To be fair, “lest you think [she’s] a total sourpuss,” Karenna does throw a bone to the Bush Administration for crafting an “admirable and substantial budget proposal to increase funding for women’s health research.” But that’s about as far as she’ll go. “It’s a tribute to the increase political clout of American women that this anti-choice administration has slyly taken a chisel, rather than a sledgehammer, to our hard-won reproductive rights.” The Administration’s pledge to honor a “culture of life” is a hoax in her eyes. Those are just sweet, PR words that mask a deeper agenda to support “a number of benignly named bills aimed at making abortion illegal or very difficult to obtain.”
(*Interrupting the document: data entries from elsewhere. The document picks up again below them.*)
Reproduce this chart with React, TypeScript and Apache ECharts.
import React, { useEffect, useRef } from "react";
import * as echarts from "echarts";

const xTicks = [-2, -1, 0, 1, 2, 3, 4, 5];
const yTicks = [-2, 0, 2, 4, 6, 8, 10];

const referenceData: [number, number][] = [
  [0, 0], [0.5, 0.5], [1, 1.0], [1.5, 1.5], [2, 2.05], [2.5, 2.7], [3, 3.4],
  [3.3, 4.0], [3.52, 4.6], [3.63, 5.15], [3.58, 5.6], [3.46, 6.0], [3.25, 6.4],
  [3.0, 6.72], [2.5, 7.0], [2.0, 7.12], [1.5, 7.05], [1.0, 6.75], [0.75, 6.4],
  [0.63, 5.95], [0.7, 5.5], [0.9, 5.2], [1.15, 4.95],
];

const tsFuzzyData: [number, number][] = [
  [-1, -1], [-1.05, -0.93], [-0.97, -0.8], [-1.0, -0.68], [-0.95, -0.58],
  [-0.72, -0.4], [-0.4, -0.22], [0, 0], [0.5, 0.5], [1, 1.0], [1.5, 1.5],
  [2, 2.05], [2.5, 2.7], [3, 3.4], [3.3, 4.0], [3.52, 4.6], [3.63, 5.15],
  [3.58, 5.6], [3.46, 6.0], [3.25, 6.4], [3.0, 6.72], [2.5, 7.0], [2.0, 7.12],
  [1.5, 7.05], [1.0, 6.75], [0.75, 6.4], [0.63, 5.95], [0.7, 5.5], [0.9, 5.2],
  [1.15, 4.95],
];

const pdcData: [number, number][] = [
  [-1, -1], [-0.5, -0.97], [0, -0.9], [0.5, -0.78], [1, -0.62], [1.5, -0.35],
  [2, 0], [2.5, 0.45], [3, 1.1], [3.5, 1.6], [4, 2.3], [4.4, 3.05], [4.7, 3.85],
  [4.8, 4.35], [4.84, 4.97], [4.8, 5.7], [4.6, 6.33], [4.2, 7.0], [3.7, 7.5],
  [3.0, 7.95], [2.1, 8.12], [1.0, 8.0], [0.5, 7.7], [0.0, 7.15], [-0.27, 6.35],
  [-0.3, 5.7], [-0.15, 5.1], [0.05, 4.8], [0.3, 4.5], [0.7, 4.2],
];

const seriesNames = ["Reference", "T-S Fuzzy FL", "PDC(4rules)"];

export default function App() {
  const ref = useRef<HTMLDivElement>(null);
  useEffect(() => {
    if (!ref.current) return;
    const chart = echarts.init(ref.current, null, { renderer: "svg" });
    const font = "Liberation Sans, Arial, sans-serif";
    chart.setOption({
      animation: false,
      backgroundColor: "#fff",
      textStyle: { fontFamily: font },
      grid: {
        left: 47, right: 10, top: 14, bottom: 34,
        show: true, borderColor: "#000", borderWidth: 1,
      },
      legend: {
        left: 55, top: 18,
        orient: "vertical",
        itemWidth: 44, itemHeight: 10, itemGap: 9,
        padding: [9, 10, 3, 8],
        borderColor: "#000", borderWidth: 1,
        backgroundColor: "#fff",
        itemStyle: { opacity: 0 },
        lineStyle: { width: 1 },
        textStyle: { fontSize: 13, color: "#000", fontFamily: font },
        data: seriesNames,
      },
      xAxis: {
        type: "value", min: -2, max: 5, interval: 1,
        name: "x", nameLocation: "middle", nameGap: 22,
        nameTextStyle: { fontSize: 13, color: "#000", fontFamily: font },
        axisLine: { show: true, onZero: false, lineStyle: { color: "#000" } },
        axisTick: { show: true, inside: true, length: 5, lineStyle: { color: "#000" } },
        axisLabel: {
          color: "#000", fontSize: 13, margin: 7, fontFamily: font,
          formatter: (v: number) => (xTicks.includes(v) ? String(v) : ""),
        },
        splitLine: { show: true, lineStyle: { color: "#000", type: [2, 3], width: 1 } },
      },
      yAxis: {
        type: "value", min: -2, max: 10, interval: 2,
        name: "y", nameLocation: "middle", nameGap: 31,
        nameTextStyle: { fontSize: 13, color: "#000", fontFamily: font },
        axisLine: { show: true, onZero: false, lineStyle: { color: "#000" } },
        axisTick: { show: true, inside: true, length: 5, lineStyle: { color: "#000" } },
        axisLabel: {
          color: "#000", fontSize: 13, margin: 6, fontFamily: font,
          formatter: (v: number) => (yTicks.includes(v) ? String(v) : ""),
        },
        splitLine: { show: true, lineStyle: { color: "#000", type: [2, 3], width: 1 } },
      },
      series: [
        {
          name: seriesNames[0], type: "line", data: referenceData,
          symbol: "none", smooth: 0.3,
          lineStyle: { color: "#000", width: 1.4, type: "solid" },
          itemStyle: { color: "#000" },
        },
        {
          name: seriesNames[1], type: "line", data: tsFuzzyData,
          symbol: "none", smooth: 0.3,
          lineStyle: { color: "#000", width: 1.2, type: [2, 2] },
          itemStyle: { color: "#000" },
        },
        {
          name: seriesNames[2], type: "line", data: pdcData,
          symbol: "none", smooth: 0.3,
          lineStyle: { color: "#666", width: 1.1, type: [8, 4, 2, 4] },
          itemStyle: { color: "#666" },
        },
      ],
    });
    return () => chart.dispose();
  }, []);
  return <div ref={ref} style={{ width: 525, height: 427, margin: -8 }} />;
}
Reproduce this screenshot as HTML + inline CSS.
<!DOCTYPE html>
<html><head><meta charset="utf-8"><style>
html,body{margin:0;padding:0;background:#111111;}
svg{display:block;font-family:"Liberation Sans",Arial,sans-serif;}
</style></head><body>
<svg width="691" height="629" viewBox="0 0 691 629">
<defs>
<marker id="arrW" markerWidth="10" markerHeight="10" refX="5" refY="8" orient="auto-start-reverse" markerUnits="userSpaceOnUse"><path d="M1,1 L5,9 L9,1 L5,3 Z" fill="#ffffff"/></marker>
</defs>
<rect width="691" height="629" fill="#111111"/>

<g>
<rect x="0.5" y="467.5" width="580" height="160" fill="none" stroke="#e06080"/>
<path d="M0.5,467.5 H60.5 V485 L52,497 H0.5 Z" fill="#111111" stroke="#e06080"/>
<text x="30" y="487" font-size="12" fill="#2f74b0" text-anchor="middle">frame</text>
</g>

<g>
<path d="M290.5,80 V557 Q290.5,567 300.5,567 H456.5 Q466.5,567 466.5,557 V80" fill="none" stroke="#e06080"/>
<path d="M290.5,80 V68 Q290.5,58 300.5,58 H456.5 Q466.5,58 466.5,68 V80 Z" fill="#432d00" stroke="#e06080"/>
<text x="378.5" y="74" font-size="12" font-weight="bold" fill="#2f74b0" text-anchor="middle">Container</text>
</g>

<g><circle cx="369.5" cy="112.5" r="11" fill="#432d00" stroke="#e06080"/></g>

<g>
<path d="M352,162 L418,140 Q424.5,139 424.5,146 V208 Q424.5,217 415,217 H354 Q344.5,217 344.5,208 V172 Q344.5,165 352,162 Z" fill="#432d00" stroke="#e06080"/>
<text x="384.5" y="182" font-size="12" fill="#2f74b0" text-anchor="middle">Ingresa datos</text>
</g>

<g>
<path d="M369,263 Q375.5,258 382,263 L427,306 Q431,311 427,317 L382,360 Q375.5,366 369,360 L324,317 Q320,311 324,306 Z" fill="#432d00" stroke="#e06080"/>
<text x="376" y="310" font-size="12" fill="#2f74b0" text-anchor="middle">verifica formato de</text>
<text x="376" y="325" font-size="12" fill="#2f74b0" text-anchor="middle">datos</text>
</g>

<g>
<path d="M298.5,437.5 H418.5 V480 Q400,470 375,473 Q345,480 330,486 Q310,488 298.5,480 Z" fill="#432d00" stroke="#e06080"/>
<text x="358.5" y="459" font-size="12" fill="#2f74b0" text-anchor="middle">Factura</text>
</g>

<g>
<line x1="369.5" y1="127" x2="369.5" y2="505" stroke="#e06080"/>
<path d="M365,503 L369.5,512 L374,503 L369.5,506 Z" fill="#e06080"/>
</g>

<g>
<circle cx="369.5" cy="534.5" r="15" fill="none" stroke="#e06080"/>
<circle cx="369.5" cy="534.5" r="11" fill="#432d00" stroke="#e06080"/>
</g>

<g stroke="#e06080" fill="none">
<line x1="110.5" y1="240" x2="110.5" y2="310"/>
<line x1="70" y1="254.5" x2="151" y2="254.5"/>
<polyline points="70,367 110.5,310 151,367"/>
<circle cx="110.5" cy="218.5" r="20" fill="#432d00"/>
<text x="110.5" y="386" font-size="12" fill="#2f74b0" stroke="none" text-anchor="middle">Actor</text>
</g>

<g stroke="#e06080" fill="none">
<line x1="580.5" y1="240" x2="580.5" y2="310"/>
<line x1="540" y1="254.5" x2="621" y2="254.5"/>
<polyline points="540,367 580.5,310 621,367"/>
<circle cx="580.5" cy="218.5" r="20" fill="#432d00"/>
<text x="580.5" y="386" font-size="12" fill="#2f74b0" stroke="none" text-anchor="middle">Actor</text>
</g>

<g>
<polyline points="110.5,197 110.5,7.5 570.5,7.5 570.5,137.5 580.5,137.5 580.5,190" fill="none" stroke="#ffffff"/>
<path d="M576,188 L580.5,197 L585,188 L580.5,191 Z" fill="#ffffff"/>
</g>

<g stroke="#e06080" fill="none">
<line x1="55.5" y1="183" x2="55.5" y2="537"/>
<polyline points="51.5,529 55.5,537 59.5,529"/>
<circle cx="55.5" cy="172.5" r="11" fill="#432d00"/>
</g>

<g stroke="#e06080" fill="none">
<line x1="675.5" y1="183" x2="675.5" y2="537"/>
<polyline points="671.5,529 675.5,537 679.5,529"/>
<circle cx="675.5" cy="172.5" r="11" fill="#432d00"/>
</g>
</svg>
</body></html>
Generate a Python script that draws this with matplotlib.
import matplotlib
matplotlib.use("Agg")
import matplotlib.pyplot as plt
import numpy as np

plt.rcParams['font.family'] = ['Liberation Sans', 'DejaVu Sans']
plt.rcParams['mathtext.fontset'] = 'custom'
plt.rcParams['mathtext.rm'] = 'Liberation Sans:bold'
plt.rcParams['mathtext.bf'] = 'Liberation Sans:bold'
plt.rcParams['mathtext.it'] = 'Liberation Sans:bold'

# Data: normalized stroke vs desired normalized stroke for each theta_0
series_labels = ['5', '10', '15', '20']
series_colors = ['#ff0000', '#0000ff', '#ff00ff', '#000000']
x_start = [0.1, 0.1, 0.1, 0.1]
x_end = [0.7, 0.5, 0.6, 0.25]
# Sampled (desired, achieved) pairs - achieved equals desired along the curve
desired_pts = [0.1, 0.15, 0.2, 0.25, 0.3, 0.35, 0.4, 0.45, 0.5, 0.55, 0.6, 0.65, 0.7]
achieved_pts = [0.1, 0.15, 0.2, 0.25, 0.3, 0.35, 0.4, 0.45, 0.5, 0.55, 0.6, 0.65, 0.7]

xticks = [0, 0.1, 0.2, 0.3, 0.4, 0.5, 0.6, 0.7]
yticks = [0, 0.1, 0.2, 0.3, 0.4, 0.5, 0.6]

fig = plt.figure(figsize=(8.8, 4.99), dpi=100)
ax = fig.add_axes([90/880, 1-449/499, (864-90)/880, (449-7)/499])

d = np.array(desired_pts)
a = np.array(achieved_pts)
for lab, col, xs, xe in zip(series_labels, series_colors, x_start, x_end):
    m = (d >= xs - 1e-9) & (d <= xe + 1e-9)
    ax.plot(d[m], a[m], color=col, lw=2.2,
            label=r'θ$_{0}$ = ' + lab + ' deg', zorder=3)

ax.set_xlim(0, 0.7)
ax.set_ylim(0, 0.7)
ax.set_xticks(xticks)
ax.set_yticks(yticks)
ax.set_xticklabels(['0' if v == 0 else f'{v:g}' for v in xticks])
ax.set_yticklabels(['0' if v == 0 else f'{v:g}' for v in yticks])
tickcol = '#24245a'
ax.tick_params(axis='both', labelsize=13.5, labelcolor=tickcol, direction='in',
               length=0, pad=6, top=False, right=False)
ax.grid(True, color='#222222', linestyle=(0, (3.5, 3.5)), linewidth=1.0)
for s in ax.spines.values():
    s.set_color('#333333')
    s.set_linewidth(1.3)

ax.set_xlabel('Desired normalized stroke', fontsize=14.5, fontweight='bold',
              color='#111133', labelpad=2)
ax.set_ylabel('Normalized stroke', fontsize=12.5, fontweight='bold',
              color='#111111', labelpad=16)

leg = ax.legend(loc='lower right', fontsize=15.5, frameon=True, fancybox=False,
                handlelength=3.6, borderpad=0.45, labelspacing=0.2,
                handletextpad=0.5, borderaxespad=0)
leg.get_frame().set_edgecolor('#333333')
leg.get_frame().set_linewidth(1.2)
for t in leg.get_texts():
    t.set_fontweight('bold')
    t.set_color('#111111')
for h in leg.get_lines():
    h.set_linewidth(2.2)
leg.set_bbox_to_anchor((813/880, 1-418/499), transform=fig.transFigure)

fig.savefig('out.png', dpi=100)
Interestingly enough, a recent ABC News/Beliefnet poll shows support for legal abortion in America “slipping to its lowest level since the survey began in 1995.” The poll, surveying 1,022 adults nationwide, shows 52 percent of Americans believe abortion should be legal. That’s a dip from 59 percent in January. It might be asking too much for Karenna to account for these feelings. She certainly proved to the country that she has a political tin ear when she offered harmful advice to her father’s campaign. For example, bringing the well-known feminist writer, Naomi Wolf, into her father’s inner circle provided nothing but great fodder for Leno and Letterman. Daddy’s poll numbers didn’t skyrocket thanks to Wolf’s “alpha male” advice.


It all begs the question, what qualifications does Karenna have to dispense political advice to Glamour readers in America? It’s a decidedly feminist message delivered at a time when only 25 percent of American women consider themselves to be feminists, according to a June Gallup poll, down from a third in 1992. And it’s an emphatically negative article even though a majority of women say they are “somewhat satisfied with several specific aspects of their lives,” according to Gallup. The same poll states only 34 percent of women look disapprovingly on the job President Bush is doing compared to 31 percent of men.


The leaders of this campaign, to feminize politics, may have found a poster child in Karenna, but they’d be better served if they searched for a meaningful message.